The many thousands of prisoners who pass through the walls of Evin know that such places are quite literally falling apart from neglect—scuffed and aging furniture, wild vegetation, smog from Tehran’s infamous air pollution coating every surface in a layer of fine dust. Judges’ offices and even courtrooms themselves are piled high with cardboard files, lever arch folders, and document storage boxes, a physical manifestation of the many thousands of cases left to languish in a seemingly endless backlog as the Iranian regime crams more and more people into its prisons.
Zaghari-Ratcliffe’s pale pink uniform and floral chador are bright, spotless, and well-fitting; in reality, prisoners in the IRGC’s 2A interrogation facility are forced to wear whatever size uniforms the guards have on hand at the time, usually miles too big and worn by so many others that they are often no better than rags.

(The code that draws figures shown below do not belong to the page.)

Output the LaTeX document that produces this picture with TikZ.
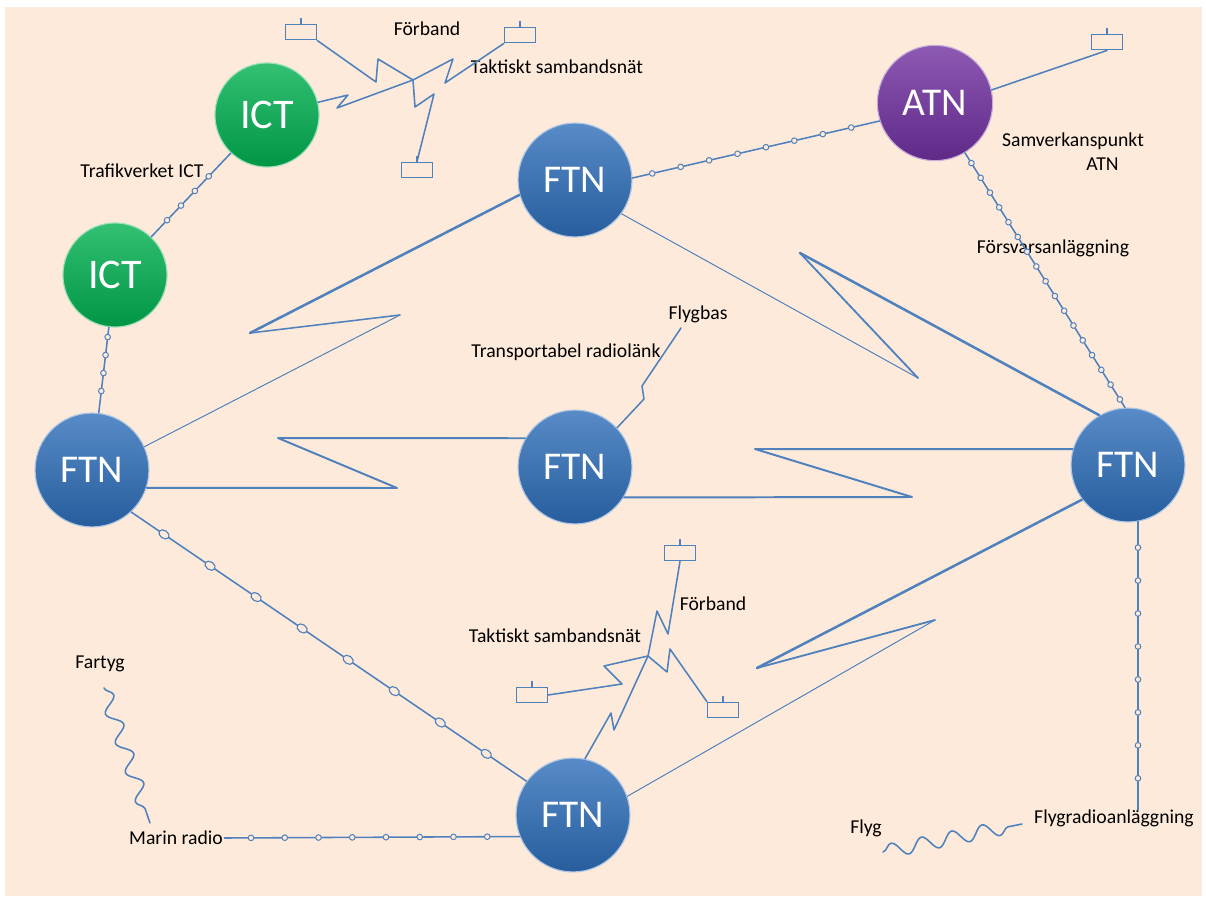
\documentclass[tikz,border=0pt]{standalone}
\usepackage{fontspec}
\setmainfont{Carlito}
\usetikzlibrary{decorations.markings,decorations.pathmorphing}
\definecolor{bgpeach}{RGB}{253,234,218}
\definecolor{linkblue}{RGB}{79,129,189}
\definecolor{ftnblue}{RGB}{46,110,185}
\definecolor{ictgreen}{RGB}{0,176,80}
\definecolor{atnpurple}{RGB}{112,48,160}

\begin{document}
\begin{tikzpicture}[x=0.025cm, y=-0.025cm,
ball/.style={circle, inner sep=0pt, text=white,
  top color=#1!80!white, bottom color=#1!85!black, draw=#1!40!white, line width=0.8pt},
ftn/.style={ball=ftnblue, minimum size=81pt, font=\fontsize{28}{30}\selectfont},
ict/.style={ball=ictgreen, minimum size=74pt, font=\fontsize{30}{32}\selectfont},
atn/.style={ball=atnpurple, minimum size=82pt, font=\fontsize{28}{30}\selectfont},
lbl/.style={font=\fontsize{14}{17}\selectfont, inner sep=1pt, align=center},
unit/.style={draw=linkblue, line width=1pt, minimum width=22pt, minimum height=11pt, inner sep=0pt},
link/.style={draw=linkblue, line width=1.1pt, line cap=round},
thick link/.style={draw=linkblue, line width=1.8pt, line cap=round},
thin link/.style={draw=linkblue, line width=0.7pt, line cap=round},
beads/.style 2 args={link, postaction={decorate, decoration={markings,
  mark=between positions #1 step #2 with {\draw[linkblue, fill=bgpeach, line width=0.7pt] (0,0) circle (2pt);}}}},
ovals/.style 2 args={link, postaction={decorate, decoration={markings,
  mark=between positions #1 step #2 with {\draw[linkblue, fill=bgpeach, line width=0.8pt] (0,0) ellipse (4pt and 2.8pt);}}}},
wave/.style={link, decorate, decoration={snake, amplitude=5pt, segment length=#1}}
]
\useasboundingbox (0,0) rectangle (1206,902);
\fill[bgpeach] (5,7) rectangle (1202,896);

% network nodes
\node[ict] (ictA) at (267,115) {ICT};
\node[ict] (ictB) at (115,275) {ICT};
\node[atn] (atn) at (935,103) {ATN};
\node[ftn] (ftnT) at (575,180) {FTN};
\node[ftn] (ftnL) at (92,470) {FTN};
\node[ftn] (ftnC) at (575,467) {FTN};
\node[ftn] (ftnR) at (1128,465) {FTN};
\node[ftn] (ftnB) at (573,815) {FTN};

% units
\node[unit] (bxA) at (301,32) {};
\node[unit] (bxB) at (520,35) {};
\node[unit] (bxC) at (417,170) {};
\node[unit] (bxD) at (1107,42) {};
\node[unit] (bxE) at (680,553) {};
\node[unit] (bxF) at (532,695) {};
\node[unit] (bxG) at (723,710) {};
\foreach \b in {bxA,bxB,bxC,bxD,bxE,bxF,bxG}
  \draw[link] (\b.north) -- ++(0,-5);

% labels
\node[lbl] (forbA) at (427,29) {Förband};
\node[lbl] (taktA) at (557,67) {Taktiskt sambandsnät};
\node[lbl] (trafik) at (142,171) {Trafikverket ICT};
\node[lbl] (samv) at (1073,152) {Samverkanspunkt\\\hspace*{3em}ATN};
\node[lbl] (forsv) at (1053,248) {Försvarsanläggning};
\node[lbl] (flygbas) at (698,314) {Flygbas};
\node[lbl] (transp) at (566,352) {Transportabel radiolänk};
\node[lbl] (forbB) at (713,604) {Förband};
\node[lbl] (taktB) at (555,636) {Taktiskt sambandsnät};
\node[lbl] (fartyg) at (100,664) {Fartyg};
\node[lbl] (marin) at (176,838) {Marin radio};
\node[lbl] (flyg) at (866,828) {Flyg};
\node[lbl] (flygradio) at (1114,818) {Flygradioanläggning};

% fixed lines
\draw[beads={0.2 and 0.74}{0.175}] (ictB) -- (ictA);
\draw[beads={0.115 and 0.76}{0.21}] (ictB) -- (ftnL);
\draw[beads={0.08 and 0.9}{0.115}] (ftnT.2) -- (atn.198);
\draw[beads={0.04 and 0.97}{0.058}] (atn.-59) -- (ftnR.93);
\draw[ovals={0.083 and 0.91}{0.1165}] (ftnL.-47) -- (ftnB.144);
\draw[beads={0.09 and 0.91}{0.1143}] (marin.east) -- (ftnB.202);
\coordinate (fradioTop) at (1138,810);
\draw[beads={0.09 and 0.91}{0.1143}] (ftnR.-80) -- (fradioTop);

% radio links, FTN to FTN
\coordinate (zA1) at (250,333);
\coordinate (zA2) at (400,315);
\draw[thick link] (ftnT.195) -- (zA1);
\draw[link] (zA1) -- (zA2);
\draw[thin link] (zA2) -- (ftnL.24);

\coordinate (zB1) at (278,438);
\coordinate (zB2) at (397,488);
\draw[link, line width=1.4pt, line join=round] (ftnC.150) -- (zB1) -- (zB2) -- (ftnL.-18);

\coordinate (zC1) at (755,449);
\coordinate (zC2) at (912,497);
\draw[link, line width=1.4pt, line join=round] (ftnR.164) -- (zC1) -- (zC2) -- (ftnC.-32);

\coordinate (zD1) at (918,378);
\coordinate (zD2) at (800,253);
\draw[thin link] (ftnT.-36) -- (zD1);
\draw[link, line width=1.3pt] (zD1) -- (zD2);
\draw[thick link] (zD2) -- (ftnR.120);

\coordinate (zE1) at (757,668);
\coordinate (zE2) at (935,620);
\draw[thick link] (ftnR.217) -- (zE1);
\draw[link, line width=1.3pt] (zE1) -- (zE2);
\draw[thin link] (zE2) -- (ftnB.19);

% tactical net, top
\coordinate (hubA) at (413,80);
\draw[link, line join=round] (ictA.14) -- (348,95) -- (337,108) -- (hubA);
\draw[link, line join=round] (bxA.south east) -- (376,82) -- (378,59) -- (hubA);
\draw[link, line join=round] (hubA) -- (453,59) -- (445,83) -- (bxB.south west);
\draw[link, line join=round] (hubA) -- (415,107) -- (434,94) -- (bxC.north);
\draw[link] (atn.13) -- (bxD.south);

% tactical net, bottom
\coordinate (hubB) at (648,656);
\draw[link, line join=round] (bxE.south) -- (668,634) -- (657,611) -- (hubB);
\draw[link, line join=round] (bxF.east) -- (622,684) -- (604,666) -- (hubB);
\draw[link, line join=round] (hubB) -- (667,672) -- (670,649) -- (bxG.north west);
\draw[link, line join=round] (ftnB.78) -- (611,713) -- (614,730) -- (hubB);

% Flygbas
\draw[link, line join=round] (ftnC.43) -- (644,399) -- (642,386) -- (681,328);

% radio waves
\coordinate (fartygS) at (104,688);
\coordinate (fartygE) at (150,823);
\draw[wave=22pt] (fartygS) -- (fartygE);
\coordinate (flygS) at (883,852);
\coordinate (flygE) at (1022,824);
\draw[wave=22pt] (flygS) -- (flygE);
\end{tikzpicture}
\end{document}
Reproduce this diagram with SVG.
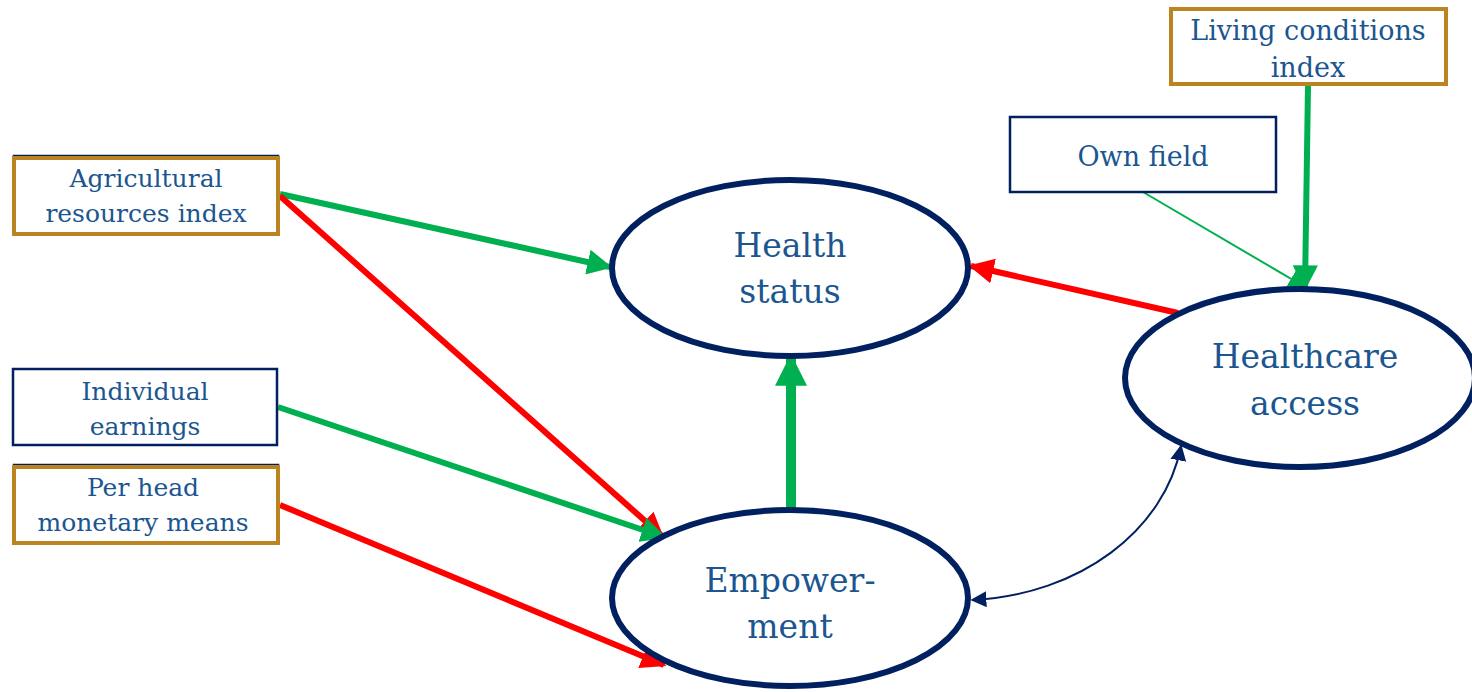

Quibbling over details aside, Prisoner 951 is gripping. It paints a devastating picture of Iran’s practice of hostage diplomacy, wherein innocent citizens are traded like currency, with neither the arresting state, Iran, nor the target country, the United Kingdom, coming across well in the exchange. State hostage-taking is a poorly understood yet growing practice, making this series compulsory viewing for anyone interested in the messy diplomacy of Iran’s relations with Western powers. It is also a kind of love story, of a mother’s love for her child, and a husband’s love for his wife—one which no amount of cruelty, deprivation, or IRGC mind games is able to overcome.